An analysis of several measures of economic health — overall economic growth, wages, jobs and unemployment — found Grand Rapids has had the most vibrant economy among the state's metropolitan statistical areas in recent years.

The Grand Rapids region, comprised of Kent, Ottawa, Barry and Montcalm counties, enjoyed the most robust job growth — 21 percent, more than 90,000 jobs — between 2012 and 2015. And though it has some of the lower average wages in the state, they rose a healthy 3.6 percent over the same three years, second best among the state's 14 metropolitan regions.

Those 14 metropolitan regions, designated by the U.S. Census Bureau, cover just 25 of Michigan's 83 counties, but more than 90 percent of the state's economic output.

With a nearly 10 percent increase in domestic gross domestic product (the total value of all goods and services produced) over three years, the Grand Rapids region had the 57th fastest growth among the nation's 386 metropolitan regions.

The regions surrounding Ann Arbor, Kalamazoo and Detroit rounded out the top four in Michigan's overall economic rankings. The size of the regions vary considerably: Metro Detroit, covering six counties, had 2015 GDP of more than $221 billion, more than four times the size of Grand Rapids. Bay County, with an economy of $2.8 billion, was the smallest.

West Michigan has benefited from its more diversified manufacturing base that doesn't rely as heavily on the auto industry. Long said worker productivity has been higher in West Michigan and wages lower, lowering overall cost and making the region attractive to employers.

Indeed, the region's 21 percent jump in jobs between 2012 and 2015 is nearly triple the 7.7 percent increase in Monroe County, the region with the second-highest boost in jobs.

"I've got people in the market paying $14 an hour and they can't find people," Long said.

But the recovery from the Great Recession has proved more elusive in other parts of the state, notably the Saginaw and Bay City regions where continued declines in economic output and stagnant to declining wages have tempered the overall picture of the state's economy.

Saginaw and Bay counties — though neighbors, each is considered its own economic region by the government — have seen their regional economies shrink over both one and three years. Once humming with auto jobs, along with nearby Flint, the region along I-75 has struggled like many of the smaller urban areas that previously shared in the state's once-robust and dominant auto manufacturing sector.

"There used to be more manufacturing jobs in these small and rural areas," said Don Grimes, economist and senior research specialist at the University of Michigan's Institute for Research on Labor, Employment and the Economy. "The real prosperity and the real growth is going to be in those larger metro areas."

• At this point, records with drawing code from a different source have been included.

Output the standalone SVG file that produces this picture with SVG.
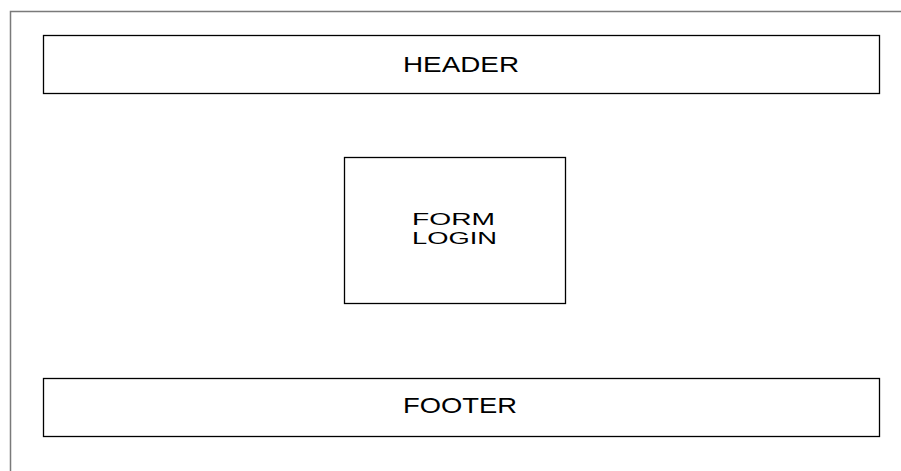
<svg xmlns="http://www.w3.org/2000/svg" width="901" height="471" viewBox="0 0 901 471">
<style>
.box{fill:#fff;stroke:#000;stroke-width:1.3}
.lbl{font-family:"Liberation Sans",Arial,sans-serif;fill:#000;text-anchor:start}
.frame{fill:none;stroke:#7a7a7a;stroke-width:1.5}
</style>
<rect width="901" height="471" fill="#fff"/>
<g id="frame"><path class="frame" d="M10.5,471 V11.5 H901"/></g>
<g id="header"><rect class="box" x="43.5" y="35.5" width="836" height="58"/>
<text class="lbl" x="403" y="72" font-size="22" textLength="116" lengthAdjust="spacingAndGlyphs">HEADER</text></g>
<g id="form-login"><rect class="box" x="344.5" y="157.5" width="221" height="146"/>
<text class="lbl" x="412" y="225" font-size="17" textLength="83" lengthAdjust="spacingAndGlyphs">FORM</text>
<text class="lbl" x="412" y="244" font-size="17" textLength="85" lengthAdjust="spacingAndGlyphs">LOGIN</text></g>
<g id="footer"><rect class="box" x="43.5" y="378.5" width="836" height="58"/>
<text class="lbl" x="403" y="413" font-size="22" textLength="114" lengthAdjust="spacingAndGlyphs">FOOTER</text></g>
<g id="connectors"></g>
</svg>
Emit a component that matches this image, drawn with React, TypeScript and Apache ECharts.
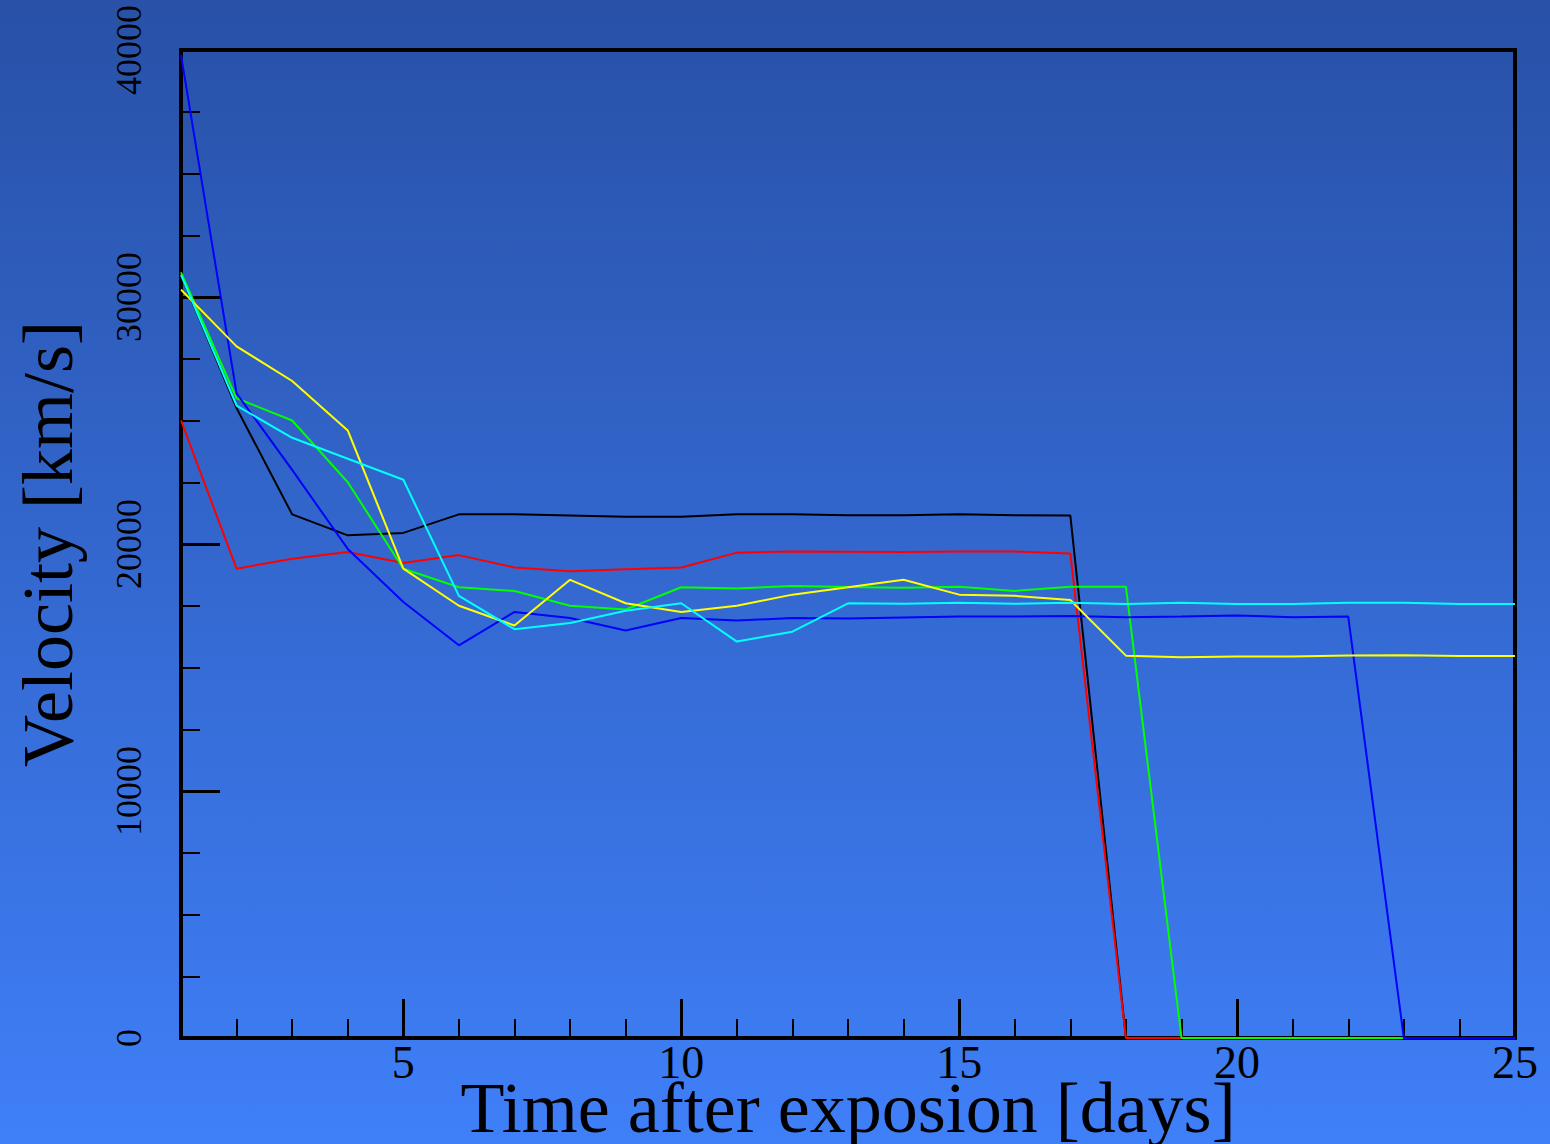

The three largest regions in the state — Detroit, Grand Rapids and Ann Arbor — were third, second and fourth in terms of one-year GDP gains, according to the latest data from the U.S. Bureau of Economic Analysis, which publishes the statistics every two years. Flint, which suffered one of the steepest economic declines in the state during the recession, posted the biggest one-year gain, 2.6 percent. Still, its economy is only 93 percent of what it was in 2007, among the slowest recoveries in the state. Only the economies of the Grand Rapids, Kalamazoo and Muskegon regions are bigger than they were before the recession.

"A big part of the problem is demographics. A lot of young people and immigrants don't want to live in rural areas and small urban areas," Grimes said.